= EXERCISE REQUIREMENTS =
Write the lines out exactly as they stand, from the one containing "Write a component" through the one containing "const PIE_C = [247, 201];", and only those. Omit pictures.

= INPUT =
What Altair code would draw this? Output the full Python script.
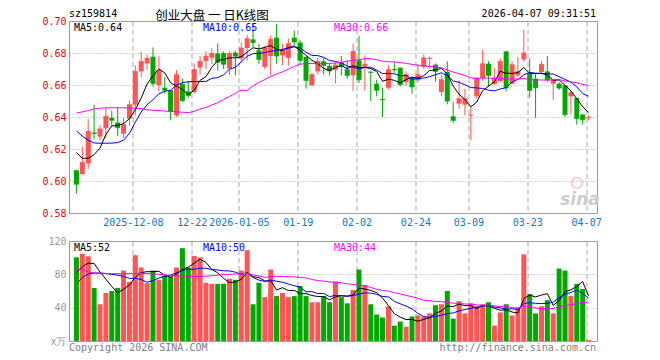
import altair as alt
import pandas as pd

RED = "#ff5555"
GREEN = "#00a800"
GRID = "#aaaaaa"
MONO = "DejaVu Sans Mono"
CJK = "Noto Sans CJK SC"

code_text = "sz159814"
title_text = "创业大盘 一 日K线图"
time_text = "2026-04-07 09:31:51"
copyright_text = "Copyright 2026 SINA.COM"
url_text = "http://finance.sina.com.cn"

opens = [0.6067, 0.6043, 0.6110, 0.6303, 0.6277, 0.6330, 0.6395, 0.6365, 0.6296, 0.6390,
         0.6477, 0.6685, 0.6735, 0.6777, 0.6600, 0.6583, 0.6567, 0.6410, 0.6606, 0.6560,
         0.6556, 0.6709, 0.6750, 0.6770, 0.6797, 0.6799, 0.6702, 0.6802, 0.6765, 0.6831,
         0.6885, 0.6817, 0.6713, 0.6781, 0.6896, 0.6785, 0.6769, 0.6896, 0.6865, 0.6775,
         0.6598, 0.6685, 0.6748, 0.6719, 0.6695, 0.6740, 0.6698, 0.6660, 0.6754, 0.6715,
         0.6683, 0.6608, 0.6512, 0.6583, 0.6700, 0.6708, 0.6619, 0.6646, 0.6629, 0.6713,
         0.6762, 0.6727, 0.6556, 0.6681, 0.6404, 0.6483, 0.6477, 0.6408, 0.6529, 0.6644,
         0.6733, 0.6608, 0.6625, 0.6810, 0.6608, 0.6660, 0.6760, 0.6671, 0.6640, 0.6681,
         0.6685, 0.6608, 0.6608, 0.6598, 0.6529, 0.6519, 0.6415, 0.6394]
highs = [0.6070, 0.6214, 0.6387, 0.6475, 0.6350, 0.6460, 0.6438, 0.6463, 0.6393, 0.6502,
         0.6723, 0.6808, 0.6790, 0.6835, 0.6780, 0.6650, 0.6570, 0.6692, 0.6641, 0.6625,
         0.6735, 0.6781, 0.6810, 0.6828, 0.6860, 0.6810, 0.6810, 0.6815, 0.6865, 0.6912,
         0.6983, 0.6858, 0.6845, 0.6910, 0.6983, 0.6858, 0.6890, 0.6942, 0.6880, 0.6780,
         0.6675, 0.6771, 0.6771, 0.6735, 0.6745, 0.6781, 0.6754, 0.6858, 0.6906, 0.6785,
         0.6685, 0.6633, 0.6583, 0.6723, 0.6742, 0.6710, 0.6685, 0.6650, 0.6729, 0.6790,
         0.6779, 0.6735, 0.6665, 0.6748, 0.6494, 0.6629, 0.6577, 0.6463, 0.6644, 0.6817,
         0.6748, 0.6708, 0.6765, 0.6810, 0.6748, 0.6775, 0.6946, 0.6765, 0.6671, 0.6748,
         0.6781, 0.6635, 0.6620, 0.6598, 0.6560, 0.6520, 0.6420, 0.6410]
lows = [0.5921, 0.6040, 0.6075, 0.6263, 0.6256, 0.6270, 0.6345, 0.6280, 0.6270, 0.6345,
        0.6410, 0.6650, 0.6695, 0.6590, 0.6558, 0.6546, 0.6379, 0.6400, 0.6494, 0.6520,
        0.6550, 0.6663, 0.6700, 0.6730, 0.6690, 0.6700, 0.6665, 0.6660, 0.6740, 0.6755,
        0.6838, 0.6733, 0.6700, 0.6660, 0.6733, 0.6723, 0.6720, 0.6845, 0.6730, 0.6577,
        0.6595, 0.6665, 0.6665, 0.6660, 0.6610, 0.6660, 0.6640, 0.6563, 0.6613, 0.6563,
        0.6500, 0.6529, 0.6400, 0.6571, 0.6677, 0.6590, 0.6595, 0.6546, 0.6615, 0.6702,
        0.6702, 0.6620, 0.6531, 0.6479, 0.6363, 0.6452, 0.6410, 0.6254, 0.6515, 0.6627,
        0.6588, 0.6598, 0.6615, 0.6560, 0.6605, 0.6650, 0.6744, 0.6521, 0.6394, 0.6665,
        0.6620, 0.6508, 0.6570, 0.6400, 0.6415, 0.6352, 0.6352, 0.6379]
closes = [0.5980, 0.6117, 0.6310, 0.6297, 0.6325, 0.6404, 0.6380, 0.6333, 0.6352, 0.6477,
          0.6685, 0.6747, 0.6767, 0.6610, 0.6690, 0.6567, 0.6435, 0.6665, 0.6503, 0.6534,
          0.6696, 0.6748, 0.6780, 0.6798, 0.6742, 0.6730, 0.6798, 0.6780, 0.6831, 0.6890,
          0.6865, 0.6760, 0.6831, 0.6885, 0.6781, 0.6817, 0.6858, 0.6869, 0.6754, 0.6629,
          0.6665, 0.6748, 0.6723, 0.6688, 0.6725, 0.6717, 0.6660, 0.6810, 0.6633, 0.6730,
          0.6679, 0.6567, 0.6508, 0.6696, 0.6696, 0.6602, 0.6665, 0.6588, 0.6665, 0.6769,
          0.6767, 0.6685, 0.6633, 0.6500, 0.6379, 0.6515, 0.6515, 0.6412, 0.6644, 0.6733,
          0.6660, 0.6644, 0.6748, 0.6583, 0.6727, 0.6685, 0.6800, 0.6567, 0.6583, 0.6729,
          0.6633, 0.6633, 0.6581, 0.6415, 0.6552, 0.6390, 0.6383, 0.6398]
volumes = [100.4, 104.5, 101.6, 63.7, 44.1, 57.6, 60.0, 63.7, 84.5, 71.0,
           102.9, 88.2, 69.4, 84.5, 73.5, 78.4, 77.1, 88.2, 111.4, 88.2,
           102.0, 100.4, 69.8, 68.6, 68.6, 68.6, 74.7, 73.5, 84.5, 109.0,
           44.1, 69.8, 52.7, 85.7, 53.9, 57.6, 52.7, 53.9, 66.0, 53.9,
           46.5, 46.5, 53.9, 46.5, 71.4, 52.7, 45.3, 61.2, 85.7, 67.3,
           44.1, 31.8, 28.2, 41.6, 18.4, 23.3, 17.1, 29.4, 30.6, 29.4,
           33.1, 42.9, 44.1, 60.0, 26.9, 47.8, 33.1, 45.3, 41.6, 44.1,
           46.5, 18.4, 34.3, 44.1, 30.6, 40.4, 104.0, 56.3, 33.1, 41.6,
           49.0, 33.1, 86.9, 84.5, 53.9, 68.6, 62.4, 1.2]

# moving-average values before a full window is available
price_ma5_head = [0.6178, 0.6142, 0.6142, 0.6165]
price_ma10_head = [0.6313, 0.6280, 0.6255, 0.6238, 0.6236, 0.6236, 0.6237, 0.6240, 0.6255]
price_ma30_head = [0.6425, 0.6432, 0.6440, 0.6450, 0.6455, 0.6457, 0.6458, 0.6458, 0.6457, 0.6456,
                   0.6455, 0.6452, 0.6445, 0.6442, 0.6440, 0.6437, 0.6435, 0.6433, 0.6430, 0.6427,
                   0.6435, 0.6450, 0.6460, 0.6475, 0.6490, 0.6510, 0.6528, 0.6548, 0.6568]
vol_ma5_head = [82.0, 89.0, 93.5, 93.0]
vol_ma10_head = [69.0, 76.0, 80.5, 81.5, 81.5, 81.0, 80.0, 79.0, 77.5]
vol_ma30_head = [87.0, 85.5, 83.0, 81.8, 81.5, 81.0, 80.8, 80.8, 80.8, 80.8,
                 81.0, 81.5, 81.0, 80.5, 80.0, 79.5, 78.5, 78.3, 78.0, 77.6,
                 77.6, 77.6, 77.8, 78.4, 79.2, 79.6, 80.0, 80.4, 80.6]

tick_pos = [9.5, 19.5, 27.5, 37.5, 47.5, 57.5, 66.5, 76.5, 86.5]
tick_labels = ["2025-12-08", "12-22", "2026-01-05", "01-19", "02-02",
               "02-24", "03-09", "03-23", "04-07"]
price_ticks = [0.58, 0.60, 0.62, 0.64, 0.66, 0.68, 0.70]
vol_ticks = [0, 40, 80, 120]

price_legend = ["MA5:0.64", "MA10:0.65", "MA30:0.66"]
vol_legend = ["MA5:52", "MA10:50", "MA30:44"]
ma_windows = [5, 10, 30]
ma_colors = ["#000000", "#0000ff", "#ff00ff"]
legend_x = [5, 134, 265]

W, H1, H2 = 528, 192, 100
n = len(closes)
idx = list(range(n))
X0 = -2.5 / 6
xscale = alt.Scale(domain=[X0, X0 + n], nice=False, zero=False)
pscale = alt.Scale(domain=[0.58, 0.70], nice=False, zero=False)
vscale = alt.Scale(domain=[0, 120], nice=False)


def moving(values, window, head):
    s = pd.Series(values, dtype=float).rolling(window).mean()
    s.iloc[:len(head)] = head
    return s.tolist()


df = pd.DataFrame({"i": idx, "open": opens, "high": highs, "low": lows,
                   "close": closes, "vol": volumes})
df["dir"] = ["up" if c >= o else "down" for o, c in zip(opens, closes)]
color = alt.Color("dir:N", scale=alt.Scale(domain=["up", "down"], range=[RED, GREEN]), legend=None)

label_expr = ("[" + ",".join("'%s'" % t for t in tick_labels) + "][indexof(["
              + ",".join(str(p) for p in tick_pos) + "], datum.value)]")

x_axis_price = alt.Axis(values=tick_pos, tickCount=30, labelExpr=label_expr, title=None,
                        domain=False, ticks=False, labelColor="#0a78d2", labelFont=MONO,
                        labelFontSize=10, labelPadding=4, labelFlush=10, labelOverlap=False,
                        grid=True, gridColor=GRID, gridDash=[5, 3], translate=1)
y_axis_price = alt.Axis(values=price_ticks, tickCount=30, format=".2f", title=None, domain=False,
                        ticks=False, labelColor="#ee0000", labelFont=MONO, labelFontSize=10,
                        labelPadding=3, labelOverlap=False, labelFlush=False,
                        grid=True, gridColor=GRID, gridDash=[1, 2])
x_axis_vol = alt.Axis(values=tick_pos, tickCount=30, labels=False, title=None, domain=False,
                      ticks=False, grid=True, gridColor=GRID, gridDash=[5, 3], translate=1)
y_axis_vol = alt.Axis(values=vol_ticks, tickCount=30,
                      labelExpr="datum.value == 0 ? 'x万' : datum.label",
                      title=None, domain=False, ticks=False, labelColor="#999999", labelFont=MONO,
                      labelFontSize=10, labelPadding=3, labelOverlap=False, labelFlush=False,
                      grid=True, gridColor=GRID, gridDash=[1, 2])

base = alt.Chart(df)
wick = base.mark_rule(strokeWidth=1).encode(
    x=alt.X("i:Q", scale=xscale, axis=x_axis_price),
    y=alt.Y("low:Q", scale=pscale, axis=y_axis_price), y2="high:Q", color=color)
body = base.mark_bar(size=5).encode(
    x=alt.X("i:Q", scale=xscale), y=alt.Y("open:Q", scale=pscale), y2="close:Q", color=color)
cap = base.mark_tick(orient="horizontal", size=5, thickness=1).encode(
    x=alt.X("i:Q", scale=xscale), y=alt.Y("close:Q", scale=pscale), color=color)

vbars = base.mark_bar(size=5).encode(
    x=alt.X("i:Q", scale=xscale, axis=x_axis_vol),
    y=alt.Y("vol:Q", scale=vscale, axis=y_axis_vol), color=color)

price_layers = [wick, body, cap]
vol_layers = [vbars]
heads_p = [price_ma5_head, price_ma10_head, price_ma30_head]
heads_v = [vol_ma5_head, vol_ma10_head, vol_ma30_head]
for w, c, hp, hv in zip(ma_windows, ma_colors, heads_p, heads_v):
    dp = pd.DataFrame({"i": idx, "v": moving(closes, w, hp)})
    dv = pd.DataFrame({"i": idx, "v": moving(volumes, w, hv)})
    price_layers.append(alt.Chart(dp).mark_line(color=c, strokeWidth=1).encode(
        x=alt.X("i:Q", scale=xscale), y=alt.Y("v:Q", scale=pscale)))
    vol_layers.append(alt.Chart(dv).mark_line(color=c, strokeWidth=1).encode(
        x=alt.X("i:Q", scale=xscale), y=alt.Y("v:Q", scale=vscale)))


def label(text, x, y, color="#000000", align="left", font=MONO, size=10, **kw):
    return alt.Chart(pd.DataFrame({"t": [text]})).mark_text(
        align=align, baseline="middle", font=font, fontSize=size, color=color, **kw
    ).encode(x=alt.value(x), y=alt.value(y), text="t:N")


for t, x, c in zip(price_legend, legend_x, ma_colors):
    price_layers.append(label(t, x, 7, c))
for t, x, c in zip(vol_legend, legend_x, ma_colors):
    vol_layers.append(label(t, x, 7, c))

price_layers += [
    label(code_text, 0, -7),
    label(title_text, 143, -5, align="center", font=CJK, size=12.5),
    label(time_text, 527, -7, align="right"),
    alt.Chart(pd.DataFrame({"t": ["logo"]})).mark_point(
        shape="circle", size=110, filled=False, color="#f3a3a3", strokeWidth=2, opacity=0.5
    ).encode(x=alt.value(508), y=alt.value(162)),
    label("sina", 511, 179, color="#cccccc", align="center", font="DejaVu Sans", size=17,
          fontStyle="italic", fontWeight="bold"),
]
vol_layers += [
    label(copyright_text, 0, 107, color="#808080"),
    label(url_text, 527, 107, color="#808080", align="right"),
]

price = alt.layer(*price_layers).properties(width=W, height=H1)
vol = alt.layer(*vol_layers).properties(width=W, height=H2)

chart = alt.vconcat(price, vol, spacing=28, bounds="flush").properties(
    padding={"left": 33, "top": 0, "right": 5, "bottom": 2}
).configure_view(stroke="#999999", strokeWidth=1)

chart.save("out.html", embed_options={"renderer": "svg", "actions": False})
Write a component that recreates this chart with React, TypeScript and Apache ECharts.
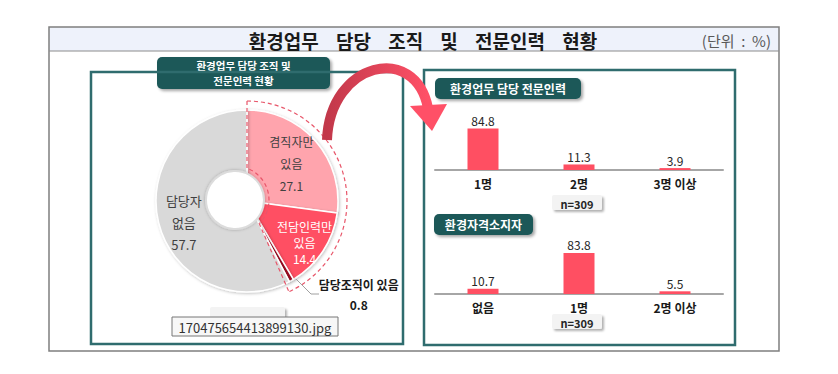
import React, { useEffect, useRef } from 'react';
import * as echarts from 'echarts';

const titleText = '환경업무    담당    조직    및    전문인력    현황';
const unitText = '(단위  :  %)';
const pieTitleLines = ['환경업무 담당 조직 및', '전문인력 현황'];
const pieNames = ['겸직자만\n있음', '전담인력만\n있음', '담당조직이 있음', '담당자\n없음'];
const pieValues = [27.1, 14.4, 0.8, 57.7];
const pieColors = ['#ffa4ad', '#ff5063', '#9e0b23', '#d9d9d9'];

const staffTitle = '환경업무 담당 전문인력';
const staffCats = ['1명', '2명', '3명 이상'];
const staffVals = [84.8, 11.3, 3.9];

const certTitle = '환경자격소지자';
const certCats = ['없음', '1명', '2명 이상'];
const certVals = [10.7, 83.8, 5.5];

const sampleText = 'n=309';
const FONT = '"Noto Sans CJK KR", "Noto Sans", sans-serif';

const PIE_C = [247, 201];

const labelStyles = [
  { color: '#404040', fontSize: 12, lineHeight: 22, offset: [-3, 4] },
  { color: '#ffffff', fontSize: 12, lineHeight: 16, offset: [5, 7] },
  { color: '#1a1a1a', fontSize: 12, lineHeight: 20, offset: [81, 38], fontWeight: 'bold' },
  { color: '#404040', fontSize: 13, lineHeight: 22, offset: [-2, 6] },
];

function tealBox(x: number, y: number, w: number, h: number, lines: string[], fs: number, lh: number) {
  const n = lines.length;
  const top = y + h / 2 - ((n - 1) * lh) / 2;
  return {
    type: 'group',
    z: 15,
    children: [
      {
        type: 'rect',
        shape: { x, y, width: w, height: h, r: 5 },
        style: {
          fill: '#1d5859',
          shadowBlur: 3,
          shadowOffsetX: 2,
          shadowOffsetY: 2,
          shadowColor: 'rgba(0,0,0,0.35)',
        },
      },
      ...lines.map((t, i) => ({
        type: 'text',
        x: x + w / 2,
        y: top + i * lh,
        style: {
          text: t,
          fill: '#ffffff',
          font: `bold ${fs}px ${FONT}`,
          align: 'center',
          verticalAlign: 'middle',
        },
      })),
    ],
  };
}

function nBox(x: number, y: number, w: number, h: number) {
  return {
    type: 'group',
    z: 15,
    children: [
      {
        type: 'rect',
        shape: { x, y, width: w, height: h, r: 2 },
        style: {
          fill: '#f3f3f3',
          shadowBlur: 2,
          shadowOffsetX: 2,
          shadowOffsetY: 2,
          shadowColor: 'rgba(0,0,0,0.3)',
        },
      },
      {
        type: 'text',
        x: x + w / 2,
        y: y + h / 2 + 1,
        style: {
          text: sampleText,
          fill: '#262626',
          font: `bold 11px ${FONT}`,
          align: 'center',
          verticalAlign: 'middle',
        },
      },
    ],
  };
}

function barSeries(idx: number, vals: number[]) {
  return {
    type: 'bar',
    xAxisIndex: idx,
    yAxisIndex: idx,
    data: vals,
    barWidth: 31,
    itemStyle: { color: '#ff4f62' },
    label: {
      show: true,
      position: 'top',
      distance: 2,
      color: '#262626',
      fontSize: 12,
      fontFamily: FONT,
    },
    silent: true,
  };
}

function xAxis(idx: number, cats: string[]) {
  return {
    type: 'category',
    gridIndex: idx,
    data: cats,
    axisLine: { lineStyle: { color: '#a6a6a6', width: 2 } },
    axisTick: { show: false },
    axisLabel: {
      color: '#1a1a1a',
      fontSize: 12,
      fontWeight: 'bold',
      fontFamily: FONT,
      margin: 7,
    },
  };
}

function yAxis(idx: number) {
  return { type: 'value', gridIndex: idx, min: 0, max: 100, show: false };
}

const deg = (d: number) => (d * Math.PI) / 180;
const dash = { stroke: '#e8566a', lineWidth: 1.2, lineDash: [4, 3], fill: 'none' };

export default function App() {
  const ref = useRef<HTMLDivElement>(null);
  useEffect(() => {
    if (!ref.current) return;
    const chart = echarts.init(ref.current, null, { renderer: 'svg' });
    const pieData = pieValues.map((v, i) => ({
      name: pieNames[i],
      value: v,
      itemStyle: { color: pieColors[i] },
    }));
    const labelData = pieValues.map((v, i) => ({
      name: pieNames[i],
      value: v,
      label: {
        show: true,
        position: 'inside',
        formatter: '{b}\n{c}',
        fontFamily: FONT,
        ...labelStyles[i],
      },
    }));

    const option: any = {
      animation: false,
      backgroundColor: '#ffffff',
      textStyle: { fontFamily: FONT },
      grid: [
        { left: 435, top: 121, width: 288, height: 49 },
        { left: 435, top: 245, width: 288, height: 49 },
      ],
      xAxis: [xAxis(0, staffCats), xAxis(1, certCats)],
      yAxis: [yAxis(0), yAxis(1)],
      series: [
        barSeries(0, staffVals),
        barSeries(1, certVals),
        {
          type: 'pie',
          center: PIE_C,
          radius: [0, 91],
          startAngle: 90,
          clockwise: true,
          silent: true,
          label: { show: false },
          labelLine: { show: false },
          itemStyle: {
            borderColor: '#ffffff',
            borderWidth: 1.5,
            shadowBlur: 3,
            shadowColor: 'rgba(0,0,0,0.25)',
            shadowOffsetX: 1,
            shadowOffsetY: 1,
          },
          data: pieData,
          z: 2,
        },
        {
          type: 'pie',
          center: PIE_C,
          radius: [29, 91],
          startAngle: 90,
          clockwise: true,
          silent: true,
          avoidLabelOverlap: false,
          labelLine: { show: false },
          itemStyle: { color: 'rgba(0,0,0,0)', borderWidth: 0 },
          data: labelData,
          z: 20,
        },
      ],
      graphic: [
        {
          type: 'rect',
          z: 0,
          shape: { x: 49, y: 27, width: 730, height: 24 },
          style: { fill: '#eef2fb', stroke: 'none' },
        },
        {
          type: 'rect',
          z: 1,
          shape: { x: 49, y: 27, width: 730, height: 324 },
          style: { fill: 'none', stroke: '#7f7f7f', lineWidth: 1.5 },
        },
        {
          type: 'line',
          z: 1,
          shape: { x1: 49, y1: 51, x2: 779, y2: 51 },
          style: { stroke: '#8c8c8c', lineWidth: 1 },
        },
        {
          type: 'text',
          z: 2,
          x: 423,
          y: 40,
          style: {
            text: titleText,
            fill: '#1a1a1a',
            font: `bold 19px ${FONT}`,
            align: 'center',
            verticalAlign: 'middle',
          },
        },
        {
          type: 'text',
          z: 2,
          x: 771,
          y: 40,
          style: {
            text: unitText,
            fill: '#595959',
            font: `15px ${FONT}`,
            align: 'right',
            verticalAlign: 'middle',
          },
        },
        {
          type: 'rect',
          z: 1,
          shape: { x: 91, y: 72, width: 312, height: 272 },
          style: { fill: 'none', stroke: '#2f6c6e', lineWidth: 2.5 },
        },
        {
          type: 'rect',
          z: 1,
          shape: { x: 424, y: 70, width: 311, height: 275 },
          style: { fill: 'none', stroke: '#2f6c6e', lineWidth: 2.5 },
        },
        tealBox(157, 57, 173, 32, pieTitleLines, 10.5, 15.5),
        tealBox(435, 78, 146, 21, [staffTitle], 12, 14),
        tealBox(434, 214, 99, 21, [certTitle], 12, 14),
        nBox(552, 195, 50, 15),
        nBox(552, 314, 50, 15),
        {
          type: 'circle',
          z: 10,
          shape: { cx: 235, cy: 200, r: 29 },
          style: {
            fill: '#ffffff',
            stroke: '#dcdcdc',
            lineWidth: 2,
            shadowBlur: 3,
            shadowColor: 'rgba(0,0,0,0.25)',
          },
        },
        {
          type: 'arc',
          z: 12,
          shape: { cx: PIE_C[0], cy: PIE_C[1], r: 100, startAngle: deg(-90), endAngle: deg(65), clockwise: true },
          style: dash,
        },
        {
          type: 'arc',
          z: 12,
          shape: { cx: 235, cy: 200, r: 34, startAngle: deg(-65), endAngle: deg(43), clockwise: true },
          style: dash,
        },
        {
          type: 'polyline',
          z: 12,
          shape: { points: [[247, 101], [247, 169]] },
          style: dash,
        },
        {
          type: 'polyline',
          z: 12,
          shape: { points: [[259, 223], [289, 292]] },
          style: dash,
        },
        {
          type: 'polyline',
          z: 12,
          shape: { points: [[296, 279], [311, 294], [319, 294]] },
          style: { stroke: '#a0a0a0', lineWidth: 1, fill: 'none' },
        },
        {
          type: 'bezierCurve',
          z: 25,
          shape: { x1: 327, y1: 140, cpx1: 330, cpy1: 62, cpx2: 415, cpy2: 42, x2: 428, y2: 108 },
          style: {
            stroke: new echarts.graphic.LinearGradient(0, 0, 1, 0, [
              { offset: 0, color: '#c2384a' },
              { offset: 1, color: '#ff5067' },
            ]),
            lineWidth: 10,
            fill: 'none',
          },
        },
        {
          type: 'polygon',
          z: 26,
          shape: { points: [[410, 106], [447, 104], [432, 131]] },
          style: { fill: '#ff5067' },
        },
        {
          type: 'rect',
          z: 28,
          shape: { x: 210, y: 307, width: 75, height: 16, r: 2 },
          style: {
            fill: '#f3f3f3',
            shadowBlur: 2,
            shadowOffsetX: 2,
            shadowOffsetY: 2,
            shadowColor: 'rgba(0,0,0,0.3)',
          },
        },
        {
          type: 'rect',
          z: 30,
          shape: { x: 172, y: 317, width: 166, height: 19 },
          style: { fill: '#f7f7f7', stroke: '#767676', lineWidth: 1 },
        },
        {
          type: 'text',
          z: 31,
          x: 255,
          y: 327,
          style: {
            text: '170475654413899130.jpg',
            fill: '#333333',
            font: `13px ${FONT}`,
            align: 'center',
            verticalAlign: 'middle',
          },
        },
      ],
    };
    chart.setOption(option);
    return () => chart.dispose();
  }, []);
  return (
    <div
      ref={ref}
      style={{ position: 'fixed', left: 0, top: 0, width: 838, height: 374 }}
    />
  );
}
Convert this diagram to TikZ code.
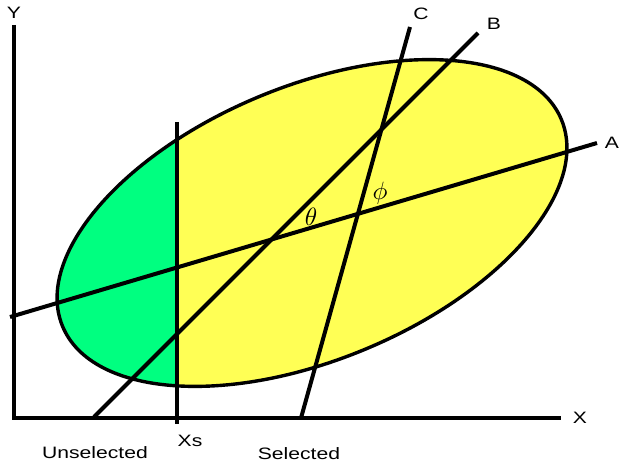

= REPLY TO THE TASK =
Write a component that recreates this chart with React, TypeScript and Apache ECharts.
import React, { useEffect, useRef } from 'react';
import * as echarts from 'echarts';

const titleText = '환경업무    담당    조직    및    전문인력    현황';
const unitText = '(단위  :  %)';
const pieTitleLines = ['환경업무 담당 조직 및', '전문인력 현황'];
const pieNames = ['겸직자만\n있음', '전담인력만\n있음', '담당조직이 있음', '담당자\n없음'];
const pieValues = [27.1, 14.4, 0.8, 57.7];
const pieColors = ['#ffa4ad', '#ff5063', '#9e0b23', '#d9d9d9'];

const staffTitle = '환경업무 담당 전문인력';
const staffCats = ['1명', '2명', '3명 이상'];
const staffVals = [84.8, 11.3, 3.9];

const certTitle = '환경자격소지자';
const certCats = ['없음', '1명', '2명 이상'];
const certVals = [10.7, 83.8, 5.5];

const sampleText = 'n=309';
const FONT = '"Noto Sans CJK KR", "Noto Sans", sans-serif';

const PIE_C = [247, 201];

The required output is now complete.